THE REQUEST:
Reproduce all the material exactly, minus any pictures it holds.

DATA SHOWN:

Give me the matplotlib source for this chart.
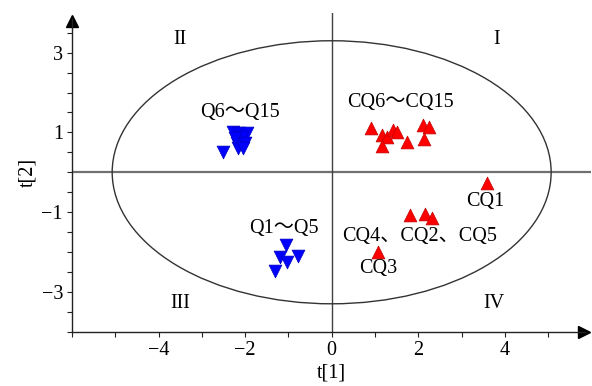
import numpy as np
import matplotlib.pyplot as plt
from matplotlib.patches import Ellipse

# PCA score plot, t[1] vs t[2]
cq_group_x = [0.92, 1.17, 1.27, 1.41, 1.50, 1.17, 1.75, 2.10, 2.25, 2.14]
cq_group_y = [1.10, 0.94, 0.88, 1.06, 1.02, 0.66, 0.77, 1.19, 1.14, 0.84]
cq_single_x = [3.58, 1.81, 2.15, 2.31, 1.08]   # CQ1, CQ4, CQ2, CQ5, CQ3
cq_single_y = [-0.26, -1.07, -1.05, -1.15, -1.99]
q_group_x = [-2.27, -2.13, -1.96, -2.08, -2.18, -2.00, -2.16, -2.50, -2.04, -2.23]
q_group_y = [1.02, 0.99, 0.99, 0.89, 0.73, 0.73, 0.60, 0.52, 0.60, 0.85]
q_low_x = [-1.06, -1.19, -1.03, -0.77, -1.31]
q_low_y = [-1.83, -2.13, -2.24, -2.10, -2.47]

ellipse_w = 5.07
ellipse_h = 3.30

fam = ['Liberation Serif', 'Noto Sans CJK SC']
plt.rcParams['font.family'] = fam

fig = plt.figure(figsize=(5.92, 3.86), dpi=100)
ax = fig.add_axes([0.1215, 0.1407, 0.8775, 0.826])
ax.set_xlim(-6, 6)
ax.set_ylim(-4, 4)

ax.axhline(0, color='#707070', lw=1.6, zorder=1)
ax.axvline(0, color='#404040', lw=1.0, zorder=1)
ax.add_patch(Ellipse((0, 0), 2 * ellipse_w, 2 * ellipse_h, fill=False,
                     edgecolor='#333333', lw=1.0, zorder=1))

ax.scatter(cq_group_x, cq_group_y, marker='^', s=85, color='#ff0000',
           edgecolor='#c00000', linewidth=0.5, zorder=3)
ax.scatter(cq_single_x, cq_single_y, marker='^', s=85, color='#ff0000',
           edgecolor='#c00000', linewidth=0.5, zorder=3)
ax.scatter(q_group_x, q_group_y, marker='v', s=85, color='#0000ff',
           edgecolor='#0000c0', linewidth=0.5, zorder=3)
ax.scatter(q_low_x, q_low_y, marker='v', s=85, color='#0000ff',
           edgecolor='#0000c0', linewidth=0.5, zorder=3)

fs = 14.5
txt = dict(fontsize=fs, ha='center', va='center', family=fam)
ax.text(-2.11, 1.49, 'Q6～Q15', **txt)
ax.text(1.58, 1.74, 'CQ6～CQ15', **txt)
ax.text(-1.10, -1.40, 'Q1～Q5', **txt)
ax.text(3.54, -0.74, 'CQ1', **txt)
ax.text(2.04, -1.62, 'CQ4、CQ2、CQ5', **txt)
ax.text(1.08, -2.42, 'CQ3', **txt)
ax.text(-3.5, 3.32, 'II', **txt)
ax.text(3.8, 3.32, 'I', **txt)
ax.text(-3.5, -3.29, 'III', **txt)
ax.text(3.75, -3.29, 'IV', **txt)

# axes: left and bottom only, with arrow heads
for side in ['top', 'right']:
    ax.spines[side].set_visible(False)
for side in ['left', 'bottom']:
    ax.spines[side].set_color('#222222')
    ax.spines[side].set_linewidth(1.0)
ax.spines['bottom'].set_bounds(-6, 5.85)
ax.spines['left'].set_bounds(-4, 3.85)
ax.plot(0.985, 0, '>', transform=ax.transAxes, color='black', ms=8, clip_on=False)
ax.plot(0, 0.975, '^', transform=ax.transAxes, color='black', ms=8, clip_on=False)

xt = np.arange(-6, 6, 1)
ax.set_xticks(xt)
ax.set_xticklabels(['' if (v % 2 or v == -6) else str(v).replace('-', '\u2212')
                    for v in xt])
yt = np.arange(-4, 4, 0.5)
ax.set_yticks(yt)
ax.set_yticklabels([str(int(v)).replace('-', '\u2212') if v in (3, 1, -1, -3) else ''
                    for v in yt])
ax.tick_params(direction='out', length=3.5, width=0.8, color='#222222',
               labelsize=fs, pad=3)

ax.set_xlabel('t[1]', fontsize=fs, labelpad=3)
ax.set_ylabel('t[2]', fontsize=fs, labelpad=3)

fig.savefig('out.png', dpi=100)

THE SOLUTION:
Give me the matplotlib source for this chart.
import numpy as np
import matplotlib.pyplot as plt
from matplotlib.patches import Ellipse

# PCA score plot, t[1] vs t[2]
cq_group_x = [0.92, 1.17, 1.27, 1.41, 1.50, 1.17, 1.75, 2.10, 2.25, 2.14]
cq_group_y = [1.10, 0.94, 0.88, 1.06, 1.02, 0.66, 0.77, 1.19, 1.14, 0.84]
cq_single_x = [3.58, 1.81, 2.15, 2.31, 1.08]   # CQ1, CQ4, CQ2, CQ5, CQ3
cq_single_y = [-0.26, -1.07, -1.05, -1.15, -1.99]
q_group_x = [-2.27, -2.13, -1.96, -2.08, -2.18, -2.00, -2.16, -2.50, -2.04, -2.23]
q_group_y = [1.02, 0.99, 0.99, 0.89, 0.73, 0.73, 0.60, 0.52, 0.60, 0.85]
q_low_x = [-1.06, -1.19, -1.03, -0.77, -1.31]
q_low_y = [-1.83, -2.13, -2.24, -2.10, -2.47]

ellipse_w = 5.07
ellipse_h = 3.30

fam = ['Liberation Serif', 'Noto Sans CJK SC']
plt.rcParams['font.family'] = fam

fig = plt.figure(figsize=(5.92, 3.86), dpi=100)
ax = fig.add_axes([0.1215, 0.1407, 0.8775, 0.826])
ax.set_xlim(-6, 6)
ax.set_ylim(-4, 4)

ax.axhline(0, color='#707070', lw=1.6, zorder=1)
ax.axvline(0, color='#404040', lw=1.0, zorder=1)
ax.add_patch(Ellipse((0, 0), 2 * ellipse_w, 2 * ellipse_h, fill=False,
                     edgecolor='#333333', lw=1.0, zorder=1))

ax.scatter(cq_group_x, cq_group_y, marker='^', s=85, color='#ff0000',
           edgecolor='#c00000', linewidth=0.5, zorder=3)
ax.scatter(cq_single_x, cq_single_y, marker='^', s=85, color='#ff0000',
           edgecolor='#c00000', linewidth=0.5, zorder=3)
ax.scatter(q_group_x, q_group_y, marker='v', s=85, color='#0000ff',
           edgecolor='#0000c0', linewidth=0.5, zorder=3)
ax.scatter(q_low_x, q_low_y, marker='v', s=85, color='#0000ff',
           edgecolor='#0000c0', linewidth=0.5, zorder=3)

fs = 14.5
txt = dict(fontsize=fs, ha='center', va='center', family=fam)
ax.text(-2.11, 1.49, 'Q6～Q15', **txt)
ax.text(1.58, 1.74, 'CQ6～CQ15', **txt)
ax.text(-1.10, -1.40, 'Q1～Q5', **txt)
ax.text(3.54, -0.74, 'CQ1', **txt)
ax.text(2.04, -1.62, 'CQ4、CQ2、CQ5', **txt)
ax.text(1.08, -2.42, 'CQ3', **txt)
ax.text(-3.5, 3.32, 'II', **txt)
ax.text(3.8, 3.32, 'I', **txt)
ax.text(-3.5, -3.29, 'III', **txt)
ax.text(3.75, -3.29, 'IV', **txt)

# axes: left and bottom only, with arrow heads
for side in ['top', 'right']:
    ax.spines[side].set_visible(False)
for side in ['left', 'bottom']:
    ax.spines[side].set_color('#222222')
    ax.spines[side].set_linewidth(1.0)
ax.spines['bottom'].set_bounds(-6, 5.85)
ax.spines['left'].set_bounds(-4, 3.85)
ax.plot(0.985, 0, '>', transform=ax.transAxes, color='black', ms=8, clip_on=False)
ax.plot(0, 0.975, '^', transform=ax.transAxes, color='black', ms=8, clip_on=False)

xt = np.arange(-6, 6, 1)
ax.set_xticks(xt)
ax.set_xticklabels(['' if (v % 2 or v == -6) else str(v).replace('-', '\u2212')
                    for v in xt])
yt = np.arange(-4, 4, 0.5)
ax.set_yticks(yt)
ax.set_yticklabels([str(int(v)).replace('-', '\u2212') if v in (3, 1, -1, -3) else ''
                    for v in yt])
ax.tick_params(direction='out', length=3.5, width=0.8, color='#222222',
               labelsize=fs, pad=3)

ax.set_xlabel('t[1]', fontsize=fs, labelpad=3)
ax.set_ylabel('t[2]', fontsize=fs, labelpad=3)

fig.savefig('out.png', dpi=100)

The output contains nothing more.